J’en profite pour ajouter que nous avons eu la chance de travailler dans une institution – l’IUED – qui nous laissait libres de publier ce qui nous paraissait nécessaire. Sans compter que nous avions du temps pour imaginer de nouveaux thèmes. Nous étions très loin de l’esprit publish or perish et des préoccupations liées au rang A, B ou C des revues, et si une éthique nous animait, c’était bien celle de la conviction. L'aventure des Cahiers doit beaucoup à ce contexte de liberté, sans lequel le développement de la pensée critique n’aurait pu se faire.
Si vous deviez en faire un 38e, aujourd’hui, quel en serait le thème?
En tant qu’anthropologue, je réfléchirais sur la fin de l’éthique globalitaire. C’est évidemment un néologisme. La globalisation a produit une éthique morale dominante, c’est-à-dire un ensemble de valeurs auxquelles il faut croire absolument comme si c’était un dogme religieux. À la lumière de ce qui se passe aux États-Unis et en Europe, une de mes préoccupations est de voir comment, à un moment donné de l’histoire, la perception des gens est en avance sur les catégorisations produites par les intellectuels.

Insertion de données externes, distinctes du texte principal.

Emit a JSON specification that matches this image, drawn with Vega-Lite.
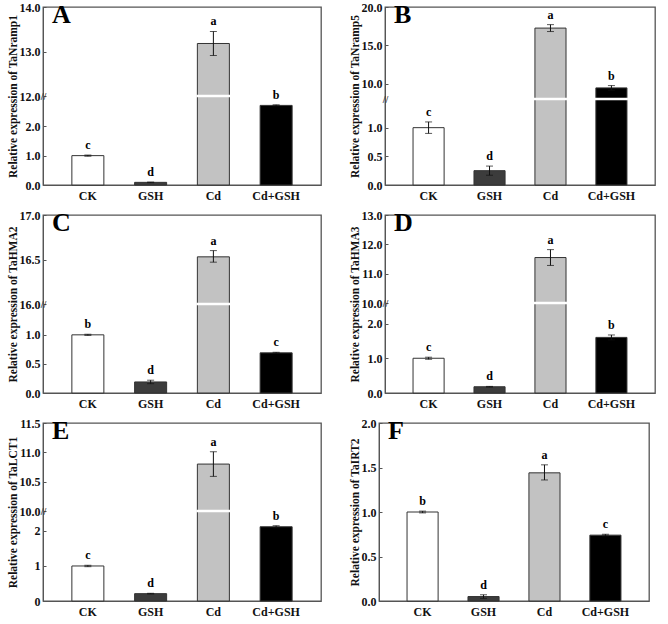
{
  "$schema": "https://vega.github.io/schema/vega-lite/v6.json",
  "background": "white",
  "padding": {"left": 6, "top": 0, "right": 5, "bottom": 0},
  "config": {
    "font": "Liberation Serif",
    "view": {"stroke": "#555", "strokeWidth": 1.3},
    "axis": {"grid": false, "labelFont": "Liberation Serif", "labelFontWeight": "bold", "labelFontSize": 12, "labelColor": "#111",
             "titleFont": "Liberation Serif", "titleFontWeight": "bold", "titleFontSize": 11.5, "titleColor": "#111",
             "domainColor": "#555", "tickColor": "#555"},
    "axisY": {"tickSize": -3, "labelPadding": 6, "titlePadding": 1},
    "axisX": {"ticks": false, "labelPadding": 5, "labelAngle": 0, "title": null},
    "title": {"anchor": "start", "frame": "group", "offset": -27, "dx": 9, "baseline": "bottom", "fontSize": 26, "fontWeight": "bold", "font": "Liberation Serif", "color": "#000"},
    "text": {"fontWeight": "bold", "fontSize": 12, "baseline": "bottom", "dy": -3, "color": "#000"}
  },
  "datasets": {
    "expr": [
      {"panel": "A", "treatment": "CK", "value": 1.0, "lo": 0.98, "hi": 1.02, "letter": "c"},
      {"panel": "A", "treatment": "GSH", "value": 0.09, "lo": 0.08, "hi": 0.10, "letter": "d"},
      {"panel": "A", "treatment": "Cd", "value": 13.18, "lo": 12.91, "hi": 13.45, "letter": "a"},
      {"panel": "A", "treatment": "Cd+GSH", "value": 2.71, "lo": 2.69, "hi": 2.73, "letter": "b"},
      {"panel": "B", "treatment": "CK", "value": 1.0, "lo": 0.9, "hi": 1.1, "letter": "c"},
      {"panel": "B", "treatment": "GSH", "value": 0.25, "lo": 0.17, "hi": 0.33, "letter": "d"},
      {"panel": "B", "treatment": "Cd", "value": 17.25, "lo": 16.8, "hi": 17.7, "letter": "a"},
      {"panel": "B", "treatment": "Cd+GSH", "value": 9.45, "lo": 9.15, "hi": 9.75, "letter": "b"},
      {"panel": "C", "treatment": "CK", "value": 1.0, "lo": 0.99, "hi": 1.01, "letter": "b"},
      {"panel": "C", "treatment": "GSH", "value": 0.19, "lo": 0.16, "hi": 0.22, "letter": "d"},
      {"panel": "C", "treatment": "Cd", "value": 16.53, "lo": 16.47, "hi": 16.6, "letter": "a"},
      {"panel": "C", "treatment": "Cd+GSH", "value": 0.69, "lo": 0.68, "hi": 0.7, "letter": "c"},
      {"panel": "D", "treatment": "CK", "value": 1.0, "lo": 0.97, "hi": 1.03, "letter": "c"},
      {"panel": "D", "treatment": "GSH", "value": 0.18, "lo": 0.17, "hi": 0.19, "letter": "d"},
      {"panel": "D", "treatment": "Cd", "value": 11.55, "lo": 11.28, "hi": 11.82, "letter": "a"},
      {"panel": "D", "treatment": "Cd+GSH", "value": 1.6, "lo": 1.53, "hi": 1.67, "letter": "b"},
      {"panel": "E", "treatment": "CK", "value": 1.0, "lo": 0.98, "hi": 1.02, "letter": "c"},
      {"panel": "E", "treatment": "GSH", "value": 0.21, "lo": 0.2, "hi": 0.22, "letter": "d"},
      {"panel": "E", "treatment": "Cd", "value": 10.8, "lo": 10.59, "hi": 11.01, "letter": "a"},
      {"panel": "E", "treatment": "Cd+GSH", "value": 2.12, "lo": 2.09, "hi": 2.15, "letter": "b"},
      {"panel": "F", "treatment": "CK", "value": 1.0, "lo": 0.99, "hi": 1.01, "letter": "b"},
      {"panel": "F", "treatment": "GSH", "value": 0.05, "lo": 0.03, "hi": 0.07, "letter": "d"},
      {"panel": "F", "treatment": "Cd", "value": 1.44, "lo": 1.36, "hi": 1.53, "letter": "a"},
      {"panel": "F", "treatment": "Cd+GSH", "value": 0.74, "lo": 0.73, "hi": 0.75, "letter": "c"}
    ]
  },
  "spacing": 6,
  "vconcat": [
    {
      "spacing": 26,
      "hconcat": [
        {
          "width": 278, "height": 178,
          "title": "A",
          "data": {"name": "expr"},
          "transform": [{"filter": "datum.panel === 'A'"}],
          "encoding": {"x": {"field": "treatment", "type": "nominal", "sort": ["CK", "GSH", "Cd", "Cd+GSH"], "scale": {"paddingInner": 0.49, "paddingOuter": 0.46}}},
          "layer": [
            {"mark": {"type": "bar", "stroke": "#333", "strokeWidth": 1},
             "encoding": {
               "y": {"field": "value", "type": "quantitative", "scale": {"domain": [0, 3.03, 12, 14], "range": [178, 89, 89, 0], "nice": false, "zero": false},
                     "axis": {"title": "Relative expression of TaNramp1", "values": [0, 1, 2, 12, 13, 14], "format": ".1f"}},
               "fill": {"field": "treatment", "type": "nominal", "scale": {"domain": ["CK", "GSH", "Cd", "Cd+GSH"], "range": ["#ffffff", "#3c3c3c", "#c2c2c2", "#000000"]}, "legend": null}}},
            {"transform": [{"filter": "datum.value > 12"}],
             "mark": {"type": "tick", "color": "#ffffff", "thickness": 2.5, "size": 34, "opacity": 1},
             "encoding": {"y": {"datum": 12, "type": "quantitative",
               "axis": {"orient": "left", "values": [12], "labelExpr": "'//'", "title": null, "domain": false, "ticks": false, "labelPadding": 0, "labelAlign": "center", "labelBaseline": "middle", "labelFontSize": 10, "labelColor": "#333"}}}},
            {"mark": {"type": "errorbar", "ticks": true, "size": 7, "thickness": 1, "color": "#111"},
             "encoding": {"y": {"field": "lo", "type": "quantitative", "axis": null}, "y2": {"field": "hi"}}},
            {"mark": {"type": "text"},
             "encoding": {"y": {"field": "hi", "type": "quantitative", "axis": null}, "text": {"field": "letter"}}}
          ],
          "resolve": {"axis": {"y": "independent"}}
        },
        {
          "width": 270, "height": 178,
          "title": "B",
          "data": {"name": "expr"},
          "transform": [{"filter": "datum.panel === 'B'"}],
          "encoding": {"x": {"field": "treatment", "type": "nominal", "sort": ["CK", "GSH", "Cd", "Cd+GSH"], "scale": {"paddingInner": 0.49, "paddingOuter": 0.46}}},
          "layer": [
            {"mark": {"type": "bar", "stroke": "#333", "strokeWidth": 1},
             "encoding": {
               "y": {"field": "value", "type": "quantitative", "scale": {"domain": [0, 1.5, 8, 20], "range": [178, 92, 92, 0], "nice": false, "zero": false},
                     "axis": {"title": "Relative expression of TaNramp5", "values": [0, 0.5, 1, 10, 15, 20], "format": ".1f"}},
               "fill": {"field": "treatment", "type": "nominal", "scale": {"domain": ["CK", "GSH", "Cd", "Cd+GSH"], "range": ["#ffffff", "#3c3c3c", "#c2c2c2", "#000000"]}, "legend": null}}},
            {"transform": [{"filter": "datum.value > 8"}],
             "mark": {"type": "tick", "color": "#ffffff", "thickness": 2.5, "size": 33, "opacity": 1},
             "encoding": {"y": {"datum": 8, "type": "quantitative",
               "axis": {"orient": "left", "values": [8], "labelExpr": "'//'", "title": null, "domain": false, "ticks": false, "labelPadding": 0, "labelAlign": "center", "labelBaseline": "middle", "labelFontSize": 10, "labelColor": "#333"}}}},
            {"mark": {"type": "errorbar", "ticks": true, "size": 7, "thickness": 1, "color": "#111"},
             "encoding": {"y": {"field": "lo", "type": "quantitative", "axis": null}, "y2": {"field": "hi"}}},
            {"mark": {"type": "text"},
             "encoding": {"y": {"field": "hi", "type": "quantitative", "axis": null}, "text": {"field": "letter"}}}
          ],
          "resolve": {"axis": {"y": "independent"}}
        }
      ]
    },
    {
      "spacing": 26,
      "hconcat": [
        {
          "width": 278, "height": 178,
          "title": "C",
          "data": {"name": "expr"},
          "transform": [{"filter": "datum.panel === 'C'"}],
          "encoding": {"x": {"field": "treatment", "type": "nominal", "sort": ["CK", "GSH", "Cd", "Cd+GSH"], "scale": {"paddingInner": 0.49, "paddingOuter": 0.46}}},
          "layer": [
            {"mark": {"type": "bar", "stroke": "#333", "strokeWidth": 1},
             "encoding": {
               "y": {"field": "value", "type": "quantitative", "scale": {"domain": [0, 1.53, 16, 17], "range": [178, 89, 89, 0], "nice": false, "zero": false},
                     "axis": {"title": "Relative expression of TaHMA2", "values": [0, 0.5, 1, 16, 16.5, 17], "format": ".1f"}},
               "fill": {"field": "treatment", "type": "nominal", "scale": {"domain": ["CK", "GSH", "Cd", "Cd+GSH"], "range": ["#ffffff", "#3c3c3c", "#c2c2c2", "#000000"]}, "legend": null}}},
            {"transform": [{"filter": "datum.value > 16"}],
             "mark": {"type": "tick", "color": "#ffffff", "thickness": 2.5, "size": 34, "opacity": 1},
             "encoding": {"y": {"datum": 16, "type": "quantitative",
               "axis": {"orient": "left", "values": [16], "labelExpr": "'//'", "title": null, "domain": false, "ticks": false, "labelPadding": 0, "labelAlign": "center", "labelBaseline": "middle", "labelFontSize": 10, "labelColor": "#333"}}}},
            {"mark": {"type": "errorbar", "ticks": true, "size": 7, "thickness": 1, "color": "#111"},
             "encoding": {"y": {"field": "lo", "type": "quantitative", "axis": null}, "y2": {"field": "hi"}}},
            {"mark": {"type": "text"},
             "encoding": {"y": {"field": "hi", "type": "quantitative", "axis": null}, "text": {"field": "letter"}}}
          ],
          "resolve": {"axis": {"y": "independent"}}
        },
        {
          "width": 270, "height": 178,
          "title": "D",
          "data": {"name": "expr"},
          "transform": [{"filter": "datum.panel === 'D'"}],
          "encoding": {"x": {"field": "treatment", "type": "nominal", "sort": ["CK", "GSH", "Cd", "Cd+GSH"], "scale": {"paddingInner": 0.49, "paddingOuter": 0.46}}},
          "layer": [
            {"mark": {"type": "bar", "stroke": "#333", "strokeWidth": 1},
             "encoding": {
               "y": {"field": "value", "type": "quantitative", "scale": {"domain": [0, 2.59, 10, 13], "range": [178, 88, 88, 0], "nice": false, "zero": false},
                     "axis": {"title": "Relative expression of TaHMA3", "values": [0, 1, 2, 10, 11, 12, 13], "format": ".1f"}},
               "fill": {"field": "treatment", "type": "nominal", "scale": {"domain": ["CK", "GSH", "Cd", "Cd+GSH"], "range": ["#ffffff", "#3c3c3c", "#c2c2c2", "#000000"]}, "legend": null}}},
            {"transform": [{"filter": "datum.value > 10"}],
             "mark": {"type": "tick", "color": "#ffffff", "thickness": 2.5, "size": 33, "opacity": 1},
             "encoding": {"y": {"datum": 10, "type": "quantitative",
               "axis": {"orient": "left", "values": [10], "labelExpr": "'//'", "title": null, "domain": false, "ticks": false, "labelPadding": 0, "labelAlign": "center", "labelBaseline": "middle", "labelFontSize": 10, "labelColor": "#333"}}}},
            {"mark": {"type": "errorbar", "ticks": true, "size": 7, "thickness": 1, "color": "#111"},
             "encoding": {"y": {"field": "lo", "type": "quantitative", "axis": null}, "y2": {"field": "hi"}}},
            {"mark": {"type": "text"},
             "encoding": {"y": {"field": "hi", "type": "quantitative", "axis": null}, "text": {"field": "letter"}}}
          ],
          "resolve": {"axis": {"y": "independent"}}
        }
      ]
    },
    {
      "spacing": 26,
      "hconcat": [
        {
          "width": 278, "height": 178,
          "title": "E",
          "data": {"name": "expr"},
          "transform": [{"filter": "datum.panel === 'E'"}],
          "encoding": {"x": {"field": "treatment", "type": "nominal", "sort": ["CK", "GSH", "Cd", "Cd+GSH"], "scale": {"paddingInner": 0.49, "paddingOuter": 0.46}}},
          "layer": [
            {"mark": {"type": "bar", "stroke": "#333", "strokeWidth": 1},
             "encoding": {
               "y": {"field": "value", "type": "quantitative", "scale": {"domain": [0, 2.57, 10, 11.5], "range": [178, 88, 88, 0], "nice": false, "zero": false},
                     "axis": {"title": "Relative expression of TaLCT1", "values": [0, 1, 2, 10, 10.5, 11, 11.5], "labelExpr": "datum.value < 5 ? format(datum.value, 'd') : format(datum.value, '.1f')"}},
               "fill": {"field": "treatment", "type": "nominal", "scale": {"domain": ["CK", "GSH", "Cd", "Cd+GSH"], "range": ["#ffffff", "#3c3c3c", "#c2c2c2", "#000000"]}, "legend": null}}},
            {"transform": [{"filter": "datum.value > 10"}],
             "mark": {"type": "tick", "color": "#ffffff", "thickness": 2.5, "size": 34, "opacity": 1},
             "encoding": {"y": {"datum": 10, "type": "quantitative",
               "axis": {"orient": "left", "values": [10], "labelExpr": "'//'", "title": null, "domain": false, "ticks": false, "labelPadding": 0, "labelAlign": "center", "labelBaseline": "middle", "labelFontSize": 10, "labelColor": "#333"}}}},
            {"mark": {"type": "errorbar", "ticks": true, "size": 7, "thickness": 1, "color": "#111"},
             "encoding": {"y": {"field": "lo", "type": "quantitative", "axis": null}, "y2": {"field": "hi"}}},
            {"mark": {"type": "text"},
             "encoding": {"y": {"field": "hi", "type": "quantitative", "axis": null}, "text": {"field": "letter"}}}
          ],
          "resolve": {"axis": {"y": "independent"}}
        },
        {
          "width": 270, "height": 178,
          "title": "F",
          "data": {"name": "expr"},
          "transform": [{"filter": "datum.panel === 'F'"}],
          "encoding": {"x": {"field": "treatment", "type": "nominal", "sort": ["CK", "GSH", "Cd", "Cd+GSH"], "scale": {"paddingInner": 0.49, "paddingOuter": 0.46}}},
          "layer": [
            {"mark": {"type": "bar", "stroke": "#333", "strokeWidth": 1},
             "encoding": {
               "y": {"field": "value", "type": "quantitative", "scale": {"domain": [0, 2], "nice": false, "zero": false},
                     "axis": {"title": "Relative expression of TaIRT2", "values": [0, 0.5, 1, 1.5, 2], "format": ".1f"}},
               "fill": {"field": "treatment", "type": "nominal", "scale": {"domain": ["CK", "GSH", "Cd", "Cd+GSH"], "range": ["#ffffff", "#3c3c3c", "#c2c2c2", "#000000"]}, "legend": null}}},
            {"mark": {"type": "errorbar", "ticks": true, "size": 7, "thickness": 1, "color": "#111"},
             "encoding": {"y": {"field": "lo", "type": "quantitative", "axis": null}, "y2": {"field": "hi"}}},
            {"mark": {"type": "text"},
             "encoding": {"y": {"field": "hi", "type": "quantitative", "axis": null}, "text": {"field": "letter"}}}
          ],
          "resolve": {"axis": {"y": "independent"}}
        }
      ]
    }
  ]
}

Est-ce que les peuples sentent mieux l’histoire en marche que ceux qui sont payés et formés pour la penser et la décrire? Sans doute. Peut-être car les gens victimes d’injustice ressentent mieux les enjeux des réalités sociales. Mais cette traduction est tellement compliquée à faire que personne ne s’y emploie. Si j’avais vingt ans de moins, je ferais un Nouveau Cahier où j’aborderais la crise de la vision de la globalisation et, bien sûr, l’alternative qui se profile à l’horizon à travers des signaux à lire et à interpréter. Car si le mot globalisation a remplacé le mot développement, il faut, à l’image de ce que doit faire le vrai intellectuel, offrir une réflexion abstraite sur ce monde et qualifier les processus de changement identifiés qui le caractérisent. Car il manque une boussole, une boîte à outils avec des concepts nouveaux, un jeu de clés permettant de lire le monde en lui donnant du sens. Aujourd’hui, nous sommes perdus car on ne réfléchit plus assez. On en a perdu l’habitude. Les étudiants ne sont plus des étudiants, mais des personnes en formation. Une chose est de faire étudier, une autre est de former. La formation est un concept qui dit: «Tu dois penser comme moi.» L’esprit critique est incompatible avec la formation.